Exercise instructions.
Can you transcribe the data exactly? Leave the pictures out.
- - - - -
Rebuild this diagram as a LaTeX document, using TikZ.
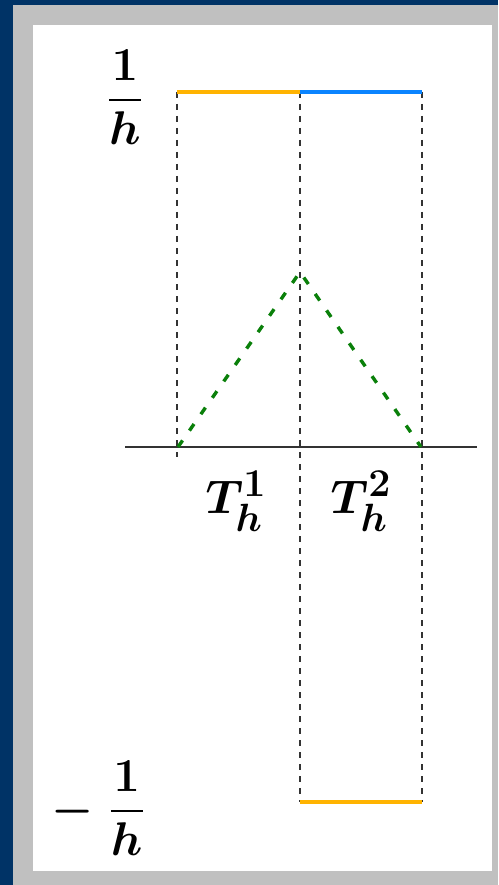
\documentclass[tikz,border=0pt]{standalone}
\usepackage{graphicx}
\usepackage{amsmath,bm}
\definecolor{frameblue}{HTML}{003366}
\definecolor{framegray}{HTML}{C0C0C0}
\definecolor{segorange}{HTML}{FFB300}
\definecolor{segblue}{HTML}{0A84FF}
\definecolor{hatgreen}{HTML}{0A800A}
\definecolor{guide}{HTML}{333333}
\newcommand{\biglab}[1]{\scalebox{1.9}{\Huge #1}}
\tikzset{
  lab/.style={inner sep=0pt},
  guideline/.style={draw=guide, line width=1.2pt, dash pattern=on 6pt off 6pt},
  axisline/.style={draw=black!80, line width=1.3pt},
  seg/.style={line width=4pt},
  hat/.style={draw=hatgreen, line width=3.4pt, dash pattern=on 8pt off 12pt}
}
\begin{document}
\begin{tikzpicture}[x=1pt,y=-1pt]
\fill[frameblue] (0,0) rectangle (498,885);
\fill[framegray] (13,5) rectangle (498,885);
\fill[white] (33,25) rectangle (492,871);
\useasboundingbox (0,0) rectangle (498,885);
% points
\coordinate (t0) at (177,92);
\coordinate (t1) at (300,92);
\coordinate (t2) at (422,92);
\coordinate (a0) at (178,447);
\coordinate (a2) at (421,447);
\coordinate (a0low) at (177,457);
\coordinate (b1) at (300,802);
\coordinate (b2) at (422,802);
\coordinate (peak) at (300,272);
\coordinate (axL) at (125,447);
\coordinate (axR) at (477,447);
% guides
\draw[guideline] (t0) -- (a0low);
\draw[guideline] (t1) -- (b1);
\draw[guideline] (t2) -- (b2);
% axis
\draw[axisline] (axL) -- (axR);
% hat function
\draw[hat] (a0) -- (peak) -- (a2);
% pieces
\draw[seg, segorange] (t0) -- (t1);
\draw[seg, segblue] (t1) -- (t2);
\draw[seg, segorange] (b1) -- (b2);
% labels
\node[lab] (ltop) at (125,97) {\biglab{$\dfrac{\bm{1}}{\bm{h}}$}};
\node[lab, anchor=east] (lbot) at (145,808) {\biglab{$\bm{-}\hspace{8pt}\dfrac{\bm{1}}{\bm{h}}$}};
\node[lab] (T1) at (236,501) {\biglab{$\bm{T_h^1}$}};
\node[lab] (T2) at (361,501) {\biglab{$\bm{T_h^2}$}};
\end{tikzpicture}
\end{document}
- - - - -
Response to the exercise.
Rebuild this diagram as a LaTeX document, using TikZ.
\documentclass[tikz,border=0pt]{standalone}
\usepackage{graphicx}
\usepackage{amsmath,bm}
\definecolor{frameblue}{HTML}{003366}
\definecolor{framegray}{HTML}{C0C0C0}
\definecolor{segorange}{HTML}{FFB300}
\definecolor{segblue}{HTML}{0A84FF}
\definecolor{hatgreen}{HTML}{0A800A}
\definecolor{guide}{HTML}{333333}
\newcommand{\biglab}[1]{\scalebox{1.9}{\Huge #1}}
\tikzset{
  lab/.style={inner sep=0pt},
  guideline/.style={draw=guide, line width=1.2pt, dash pattern=on 6pt off 6pt},
  axisline/.style={draw=black!80, line width=1.3pt},
  seg/.style={line width=4pt},
  hat/.style={draw=hatgreen, line width=3.4pt, dash pattern=on 8pt off 12pt}
}
\begin{document}
\begin{tikzpicture}[x=1pt,y=-1pt]
\fill[frameblue] (0,0) rectangle (498,885);
\fill[framegray] (13,5) rectangle (498,885);
\fill[white] (33,25) rectangle (492,871);
\useasboundingbox (0,0) rectangle (498,885);
% points
\coordinate (t0) at (177,92);
\coordinate (t1) at (300,92);
\coordinate (t2) at (422,92);
\coordinate (a0) at (178,447);
\coordinate (a2) at (421,447);
\coordinate (a0low) at (177,457);
\coordinate (b1) at (300,802);
\coordinate (b2) at (422,802);
\coordinate (peak) at (300,272);
\coordinate (axL) at (125,447);
\coordinate (axR) at (477,447);
% guides
\draw[guideline] (t0) -- (a0low);
\draw[guideline] (t1) -- (b1);
\draw[guideline] (t2) -- (b2);
% axis
\draw[axisline] (axL) -- (axR);
% hat function
\draw[hat] (a0) -- (peak) -- (a2);
% pieces
\draw[seg, segorange] (t0) -- (t1);
\draw[seg, segblue] (t1) -- (t2);
\draw[seg, segorange] (b1) -- (b2);
% labels
\node[lab] (ltop) at (125,97) {\biglab{$\dfrac{\bm{1}}{\bm{h}}$}};
\node[lab, anchor=east] (lbot) at (145,808) {\biglab{$\bm{-}\hspace{8pt}\dfrac{\bm{1}}{\bm{h}}$}};
\node[lab] (T1) at (236,501) {\biglab{$\bm{T_h^1}$}};
\node[lab] (T2) at (361,501) {\biglab{$\bm{T_h^2}$}};
\end{tikzpicture}
\end{document}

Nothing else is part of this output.